Simply legalizing pot however, whether one agrees with the policy or not, would fall short of addressing the issue. “Marijuana accounts for a large fraction of arrests but a small fraction of incarcerations,” says Kleiman, “90% of the people in prison for drug law violations are there for drugs other than marijuana.”

For libertarian-inclined Americans, the answer to this puzzle is a no-brainer. “I think everything should be legal,” says Miron, “attempts to restrict access don’t have very much success, so I think we should be more honest and emphasize a more responsible use, as in ‘don’t drink and drive’ kind of policies.” However, Miron is the first to admit that this remains a minority view in the United States and that it is not going to go mainstream any time soon.

“People who believe that legalizing marijuana will end the sufferings of the drug war are simply wrong,” says Kleiman, “unless they intend to legalize all drugs, for which there is no public support.” Kleiman, who is a big critic of the war on drugs, also faults marijuana legalization advocates for muddling the water in a way that is detrimental to a serious debate on the issue. “The drug warriors and the drug legalizers together have created the false impression that our choice is between the war on drugs or legalization, and that’s false,” he says.

Other proposals on the table that would change current policy without requiring a complete overhaul of the American justice system include removing criminal penalties for possession and reducing the length of sentences for trafficking.

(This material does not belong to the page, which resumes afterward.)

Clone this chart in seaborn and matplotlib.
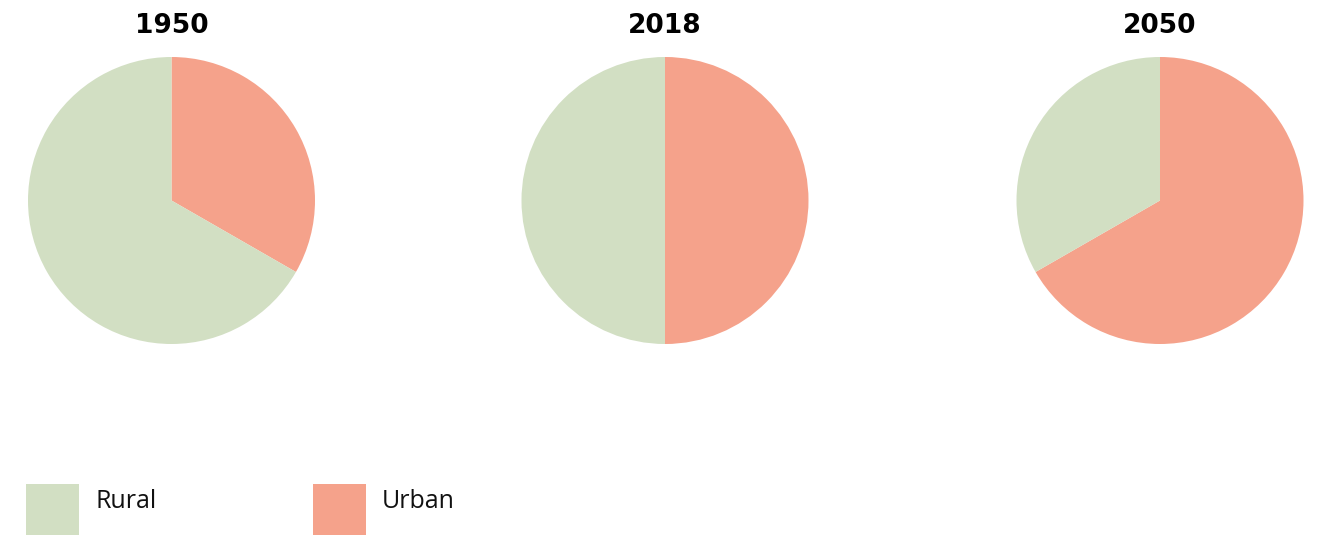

Kleiman believes the key is to focus more on repeated and violent drug offenders and that a program like South Dakota’s “Sobriety 24/7” (by which people convicted of drunk driving twice are required to take a breathalyzer test every morning and, if they fail, are sent to jail for a couple days) could successfully be applied to them as well.

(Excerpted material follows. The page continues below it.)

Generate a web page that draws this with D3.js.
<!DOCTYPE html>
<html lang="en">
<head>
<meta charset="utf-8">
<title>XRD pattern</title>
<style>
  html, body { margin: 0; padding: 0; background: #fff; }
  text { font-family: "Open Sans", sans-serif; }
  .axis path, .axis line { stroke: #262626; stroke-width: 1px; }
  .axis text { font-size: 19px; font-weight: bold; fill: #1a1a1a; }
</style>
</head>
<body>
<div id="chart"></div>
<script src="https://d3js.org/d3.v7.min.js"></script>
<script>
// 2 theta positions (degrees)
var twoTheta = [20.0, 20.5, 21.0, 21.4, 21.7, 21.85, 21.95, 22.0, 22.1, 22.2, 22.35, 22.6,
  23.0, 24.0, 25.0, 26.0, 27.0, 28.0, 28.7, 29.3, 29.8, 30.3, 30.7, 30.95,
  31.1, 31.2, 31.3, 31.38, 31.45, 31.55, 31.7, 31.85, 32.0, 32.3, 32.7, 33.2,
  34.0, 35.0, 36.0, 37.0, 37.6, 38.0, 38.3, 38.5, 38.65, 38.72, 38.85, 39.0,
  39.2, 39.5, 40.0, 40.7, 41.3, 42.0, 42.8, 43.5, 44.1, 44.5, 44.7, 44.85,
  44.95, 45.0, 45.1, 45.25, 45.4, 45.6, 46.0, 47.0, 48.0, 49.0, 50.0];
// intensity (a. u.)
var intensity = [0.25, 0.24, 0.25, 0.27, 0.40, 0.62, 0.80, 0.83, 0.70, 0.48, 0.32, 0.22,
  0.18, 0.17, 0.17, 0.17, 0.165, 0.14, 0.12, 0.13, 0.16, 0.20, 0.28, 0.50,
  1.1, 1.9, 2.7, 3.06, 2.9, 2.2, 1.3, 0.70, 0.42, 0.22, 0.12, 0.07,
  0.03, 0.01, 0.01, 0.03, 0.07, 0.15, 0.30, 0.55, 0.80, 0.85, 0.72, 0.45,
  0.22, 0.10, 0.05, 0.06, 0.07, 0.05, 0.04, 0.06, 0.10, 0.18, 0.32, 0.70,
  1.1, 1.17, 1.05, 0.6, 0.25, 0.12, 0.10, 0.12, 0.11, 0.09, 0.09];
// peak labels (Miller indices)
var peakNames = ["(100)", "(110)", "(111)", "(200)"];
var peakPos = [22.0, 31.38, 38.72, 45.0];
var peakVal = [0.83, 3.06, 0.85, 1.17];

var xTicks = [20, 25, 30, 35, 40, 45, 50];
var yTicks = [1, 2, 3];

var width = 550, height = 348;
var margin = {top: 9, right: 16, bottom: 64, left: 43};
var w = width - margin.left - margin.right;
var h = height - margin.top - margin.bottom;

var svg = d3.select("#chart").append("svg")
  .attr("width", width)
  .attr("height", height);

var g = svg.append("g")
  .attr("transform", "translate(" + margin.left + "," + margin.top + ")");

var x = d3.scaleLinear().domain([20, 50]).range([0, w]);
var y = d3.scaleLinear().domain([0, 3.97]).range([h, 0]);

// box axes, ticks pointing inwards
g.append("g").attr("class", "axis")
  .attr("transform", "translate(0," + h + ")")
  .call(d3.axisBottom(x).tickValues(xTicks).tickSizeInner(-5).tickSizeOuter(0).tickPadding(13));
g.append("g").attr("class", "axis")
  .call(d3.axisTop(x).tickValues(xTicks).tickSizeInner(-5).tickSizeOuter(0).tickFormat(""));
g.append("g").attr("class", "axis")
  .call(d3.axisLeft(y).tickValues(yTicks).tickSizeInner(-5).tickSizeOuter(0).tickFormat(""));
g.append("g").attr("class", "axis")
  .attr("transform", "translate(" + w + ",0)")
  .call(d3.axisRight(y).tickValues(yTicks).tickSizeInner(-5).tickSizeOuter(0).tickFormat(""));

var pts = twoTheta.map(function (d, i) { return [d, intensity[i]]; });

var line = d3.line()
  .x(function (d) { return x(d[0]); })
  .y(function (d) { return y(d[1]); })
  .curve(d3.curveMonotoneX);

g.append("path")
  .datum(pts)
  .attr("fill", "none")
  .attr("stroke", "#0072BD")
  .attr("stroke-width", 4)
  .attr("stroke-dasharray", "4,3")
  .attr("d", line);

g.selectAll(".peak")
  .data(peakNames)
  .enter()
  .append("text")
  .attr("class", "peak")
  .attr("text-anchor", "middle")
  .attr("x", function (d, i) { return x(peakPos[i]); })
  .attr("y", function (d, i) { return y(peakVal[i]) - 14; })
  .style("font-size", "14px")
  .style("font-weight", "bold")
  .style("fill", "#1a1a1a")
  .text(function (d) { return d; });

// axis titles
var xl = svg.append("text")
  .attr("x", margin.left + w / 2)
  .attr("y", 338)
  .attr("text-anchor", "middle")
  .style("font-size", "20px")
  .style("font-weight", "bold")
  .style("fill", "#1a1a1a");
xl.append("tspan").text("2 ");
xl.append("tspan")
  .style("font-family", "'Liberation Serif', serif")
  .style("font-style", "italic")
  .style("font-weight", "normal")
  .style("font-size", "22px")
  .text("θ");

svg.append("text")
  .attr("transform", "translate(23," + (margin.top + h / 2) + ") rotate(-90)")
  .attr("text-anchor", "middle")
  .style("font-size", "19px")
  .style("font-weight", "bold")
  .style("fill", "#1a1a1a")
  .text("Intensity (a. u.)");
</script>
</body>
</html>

A similar approach could also work internationally. “In my view one of the huge negatives of US policy is that we pressure other countries to follow our lead, yet the effects have been just utterly horrific,” says Harvard Professor Jeffrey Miron. “My guess is that many countries in Latin America would be much more willing to consider legalization if it weren’t for American pressure.” Short of full-blown legalization of all drugs (which would probably be pointless unless the US and Europe, which drive demand and prices, went the same way,) they could also be prompted by Washington to shift their enforcement strategy by only going after dangerous drug traffickers. “We should not be asking those governments to reduce the overall drug volumes,” says UCLA Professor Mark Kleiman, “we should ask them to protect their public safety, go after their violent dealers.”

Already, the newly elected President of Mexico Enrique Peña Nieto has outlined a new plan to combat drugs and drug related violence, which departs from the all-out-war against cartels pursued by his predecessor Felipe Calderón with Washington’s support. Peña Nieto has promised to concentrate more on fighting crime that affects ordinary citizens.

In a long article that appeared in the November 2012 issue of the New York Magazine, journalist Benjamin Wallace-Wells called this new era of drug control policy “the truce on drugs.” A shift that might be harder to detect than legalization would, but which is not necessarily less substantial and which might at least put the US and the rest of the world on the right path, away from four unsuccessful decades of the war on illegal substances.